Collected material »
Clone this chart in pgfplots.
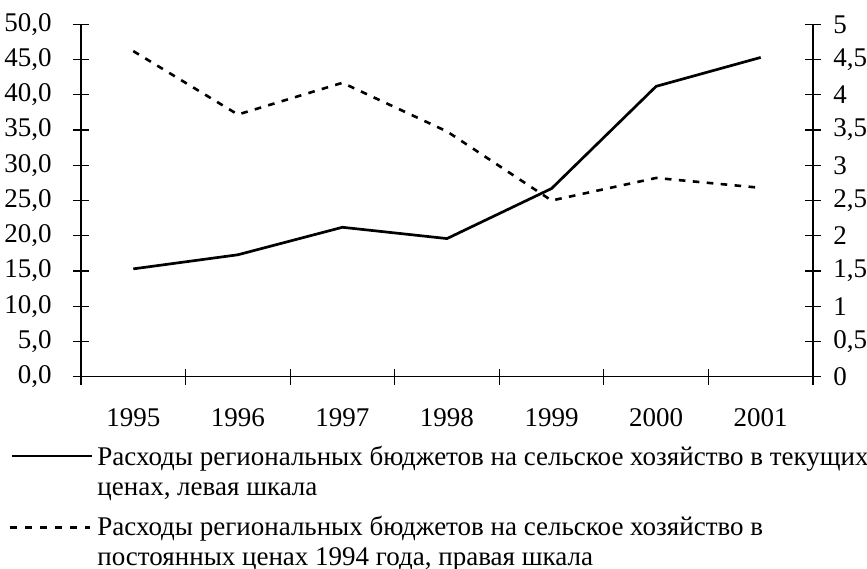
\documentclass[border=0pt]{standalone}
\usepackage{fontspec}
\setmainfont{Liberation Serif}
\usepackage{pgfplots}
\pgfplotsset{compat=1.18}
\newcommand{\chartfont}{\fontsize{13.5}{16}\selectfont}
\begin{document}
\begin{tikzpicture}[x=1pt,y=1pt]
\path[use as bounding box] (-40.5,-95.65) rectangle (393,188.35);
\begin{axis}[
  at={(0,0)}, anchor=south west, scale only axis,
  width=366pt, height=176.2pt,
  xmin=-0.5, xmax=6.5, ymin=0, ymax=50,
  axis x line*=bottom, axis y line*=left,
  axis line style={-, line width=0.6pt},
  every tick/.style={black, line width=0.6pt},
  tick align=center,
  major tick length=8pt,
  xtick={-0.5,0.5,1.5,2.5,3.5,4.5,5.5,6.5},
  xticklabels={{},{},{},{},{},{},{},{}},
  extra x ticks={0,1,2,3,4,5,6},
  extra x tick labels={1995,1996,1997,1998,1999,2000,2001},
  extra x tick style={major tick length=0pt, xticklabel style={anchor=base, yshift=-25pt}},
  ytick={0,5,...,50},
  yticklabel style={xshift=-7.1pt},
  /pgf/number format/assume math mode=true,
  /pgf/number format/.cd, fixed, fixed zerofill, precision=1, use comma,
  /pgfplots/.cd,
  tick label style={font=\chartfont},
  clip=false,
]
\addplot[black, line width=1.35pt] coordinates {
  (0,15.3) (1,17.3) (2,21.2) (3,19.6) (4,26.7) (5,41.2) (6,45.3)
};
\end{axis}
\begin{axis}[
  at={(0,0)}, anchor=south west, scale only axis,
  width=366pt, height=176.2pt,
  xmin=-0.5, xmax=6.5, ymin=0, ymax=5,
  axis x line=none, axis y line*=right,
  axis line style={-, line width=0.6pt},
  every tick/.style={black, line width=0.6pt},
  tick align=center,
  major tick length=8pt,
  ytick={0,0.5,...,5},
  yticklabel style={xshift=2.6pt},
  /pgf/number format/assume math mode=true,
  /pgf/number format/.cd, fixed, precision=1, use comma,
  /pgfplots/.cd,
  tick label style={font=\chartfont},
  clip=false,
]
\addplot[black, line width=1.3pt, dash pattern=on 3.3pt off 3.7pt] coordinates {
  (0,4.62) (1,3.72) (2,4.17) (3,3.48) (4,2.50) (5,2.82) (6,2.68)
};
\end{axis}
\draw[black, line width=1.3pt] (-34.5,-39.65) -- (5.5,-39.65);
\draw[black, line width=1.3pt, dash pattern=on 3.3pt off 4.2pt] (-35.5,-75.5) -- (4.5,-75.5);
\node[anchor=base west, inner sep=0pt, font=\chartfont] at (8,-44.15) {Расходы региональных бюджетов на сельское хозяйство в текущих};
\node[anchor=base west, inner sep=0pt, font=\chartfont] at (8,-59.15) {ценах, левая шкала};
\node[anchor=base west, inner sep=0pt, font=\chartfont] at (8,-79.15) {Расходы региональных бюджетов на сельское хозяйство в};
\node[anchor=base west, inner sep=0pt, font=\chartfont] at (8,-94.15) {постоянных ценах 1994 года, правая шкала};
\end{tikzpicture}
\end{document}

Your objective » Write out the data precisely as given, excluding the pictures.

Solution for this problem »
Clone this chart in pgfplots.
\documentclass[border=0pt]{standalone}
\usepackage{fontspec}
\setmainfont{Liberation Serif}
\usepackage{pgfplots}
\pgfplotsset{compat=1.18}
\newcommand{\chartfont}{\fontsize{13.5}{16}\selectfont}
\begin{document}
\begin{tikzpicture}[x=1pt,y=1pt]
\path[use as bounding box] (-40.5,-95.65) rectangle (393,188.35);
\begin{axis}[
  at={(0,0)}, anchor=south west, scale only axis,
  width=366pt, height=176.2pt,
  xmin=-0.5, xmax=6.5, ymin=0, ymax=50,
  axis x line*=bottom, axis y line*=left,
  axis line style={-, line width=0.6pt},
  every tick/.style={black, line width=0.6pt},
  tick align=center,
  major tick length=8pt,
  xtick={-0.5,0.5,1.5,2.5,3.5,4.5,5.5,6.5},
  xticklabels={{},{},{},{},{},{},{},{}},
  extra x ticks={0,1,2,3,4,5,6},
  extra x tick labels={1995,1996,1997,1998,1999,2000,2001},
  extra x tick style={major tick length=0pt, xticklabel style={anchor=base, yshift=-25pt}},
  ytick={0,5,...,50},
  yticklabel style={xshift=-7.1pt},
  /pgf/number format/assume math mode=true,
  /pgf/number format/.cd, fixed, fixed zerofill, precision=1, use comma,
  /pgfplots/.cd,
  tick label style={font=\chartfont},
  clip=false,
]
\addplot[black, line width=1.35pt] coordinates {
  (0,15.3) (1,17.3) (2,21.2) (3,19.6) (4,26.7) (5,41.2) (6,45.3)
};
\end{axis}
\begin{axis}[
  at={(0,0)}, anchor=south west, scale only axis,
  width=366pt, height=176.2pt,
  xmin=-0.5, xmax=6.5, ymin=0, ymax=5,
  axis x line=none, axis y line*=right,
  axis line style={-, line width=0.6pt},
  every tick/.style={black, line width=0.6pt},
  tick align=center,
  major tick length=8pt,
  ytick={0,0.5,...,5},
  yticklabel style={xshift=2.6pt},
  /pgf/number format/assume math mode=true,
  /pgf/number format/.cd, fixed, precision=1, use comma,
  /pgfplots/.cd,
  tick label style={font=\chartfont},
  clip=false,
]
\addplot[black, line width=1.3pt, dash pattern=on 3.3pt off 3.7pt] coordinates {
  (0,4.62) (1,3.72) (2,4.17) (3,3.48) (4,2.50) (5,2.82) (6,2.68)
};
\end{axis}
\draw[black, line width=1.3pt] (-34.5,-39.65) -- (5.5,-39.65);
\draw[black, line width=1.3pt, dash pattern=on 3.3pt off 4.2pt] (-35.5,-75.5) -- (4.5,-75.5);
\node[anchor=base west, inner sep=0pt, font=\chartfont] at (8,-44.15) {Расходы региональных бюджетов на сельское хозяйство в текущих};
\node[anchor=base west, inner sep=0pt, font=\chartfont] at (8,-59.15) {ценах, левая шкала};
\node[anchor=base west, inner sep=0pt, font=\chartfont] at (8,-79.15) {Расходы региональных бюджетов на сельское хозяйство в};
\node[anchor=base west, inner sep=0pt, font=\chartfont] at (8,-94.15) {постоянных ценах 1994 года, правая шкала};
\end{tikzpicture}
\end{document}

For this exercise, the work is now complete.